Officiellement, les deux parties concernées, à savoir le commandement de l’armée et le Hezbollah, ont refusé de commenter cette réunion. Il faut dire que même en temps normal, c’est-à-dire loin de la tourmente présidentielle, ce sujet est délicat, sachant que les relations de l’armée avec le Hezbollah sont scrutées à la loupe par les parties occidentales, notamment les États-Unis, dont les aides sont vitales pour la troupe. S’il y a une coordination de facto sur le terrain et s’il y a des rencontres régulières de routine, elles s’inscrivent généralement dans le cadre sécuritaire et les dossiers politiques n’y sont pratiquement jamais soulevés. Ces rencontres routinières deviennent plus fréquentes en période de troubles ou de tensions, et leur fréquence dépend de la situation générale dans le pays. La rencontre qui s’est déroulée la semaine dernière s’inscrit donc dans ce cadre, et des sources concordantes proches des deux parties sont catégoriques sur le fait que les sujets politiques n’y ont pas été évoqués, en particulier l’élection présidentielle. De toute façon, selon les mêmes sources, ce n’est pas ainsi qu’un sujet de cette importance est traité par le Hezbollah, alors que le chef de l’armée ne l’évoque pas non plus avec ses visiteurs.
En dépit de cette affirmation catégorique, les milieux politiques s’interrogent sur les dessous et les intentions cachées dans la divulgation de cette rencontre dans les médias à ce moment précis. Pour les milieux proches du 8 Mars, il est clair que le Hezbollah a voulu, en faisant fuiter l’information dans les médias, envoyer un message au chef du CPL, Gebran Bassil. Ce dernier avait, lors d’une visite la semaine dernière à Paris, ouvertement critiqué la candidature du chef des Marada, Sleiman Frangié, à la magistrature suprême. Il avait même été clair dans son refus d’accepter une telle candidature avant d’ajouter qu’il ne peut pas y avoir d’élection présidentielle sans le CPL. La clarté du rejet de la candidature de Frangié de la part de Bassil et sa conviction qu’il est un acteur incontournable dans la présidentielle ont été interprétées comme un message destiné au Hezbollah pour lui demander de chercher un autre candidat à appuyer.

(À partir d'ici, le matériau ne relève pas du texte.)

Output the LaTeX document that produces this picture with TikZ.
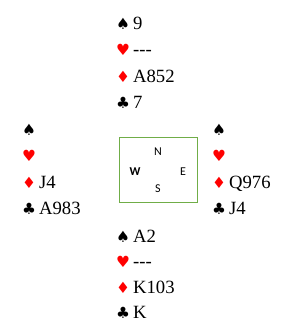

En évoquant la rencontre dans les médias entre le général Joseph Aoun et Wafic Safa, le Hezbollah a peut-être voulu dire à Bassil qu’il serait prêt à chercher un autre candidat, et celui-ci pourrait bien être le chef de l’armée. Or Bassil avait, dans une de ses récentes déclarations, exprimé son manque d’enthousiasme à l’idée d’un amendement constitutionnel qui permettrait l’élection de Joseph Aoun. La médiatisation de la rencontre « Aoun-Safa » marquerait donc l’ouverture d’un nouvel épisode dans les relations entre le CPL et le Hezbollah, qui connaissent des perturbations provoquées par des approches différentes du dossier présidentiel.
En ce qui concerne le Hezb, son secrétaire général, Hassan Nasrallah, a été très clair sur le sujet dans son dernier discours : il faut un président qui ne soit pas sous l’influence des « ambassades », qui n’ait pas peur, qui ne soit pas « achetable » et qui ne poignarde pas la « résistance » dans le dos. Pour le CPL, cette condition est secondaire aujourd’hui en raison des crises multiples qui secouent actuellement le Liban. Le CPL veut aussi un président qui soit courageux et non « achetable » pour poursuivre le combat entamé par son prédécesseur Michel Aoun contre « le système ». Nasrallah n’a pas donné de nom, mais les caractéristiques qu’il a développées correspondaient essentiellement à deux profils, celui du chef des Marada... et celui du chef du CPL. Comme ce dernier n’est pas dans la course (du moins jusqu’à présent), il ne reste donc que Sleiman Frangié. Et c’est pourquoi Bassil a été aussi clair dans son refus de la candidature du leader de Zghorta, tout en insistant sur le fait qu’il est lui-même incontournable dans le choix du nouveau président.
C’est donc dans ce contexte que la rencontre entre le cadre du parti chiite et le patron de la troupe a été divulguée, avec un souci probable de laisser entendre que le Hezbollah commencerait à se rapprocher de Joseph Aoun en vue d’appuyer sa candidature à la présidence. Selon un politicien chevronné, il pourrait s’agir d’une tactique du Hezb pour faire pression sur Bassil, ou d’une simple manœuvre de la part de l’ancien ministre Wi’am Wahab qui aurait voulu mélanger les cartes présidentielles.
Du côté de l’armée, le silence reste total, les responsables militaires refusant de se laisser entraîner dans ce qu’on appelle désormais « le bazar présidentiel ». Ils estiment que dans les circonstances actuelles, en période de crise et de vacance institutionnelle, la priorité est à la sécurité.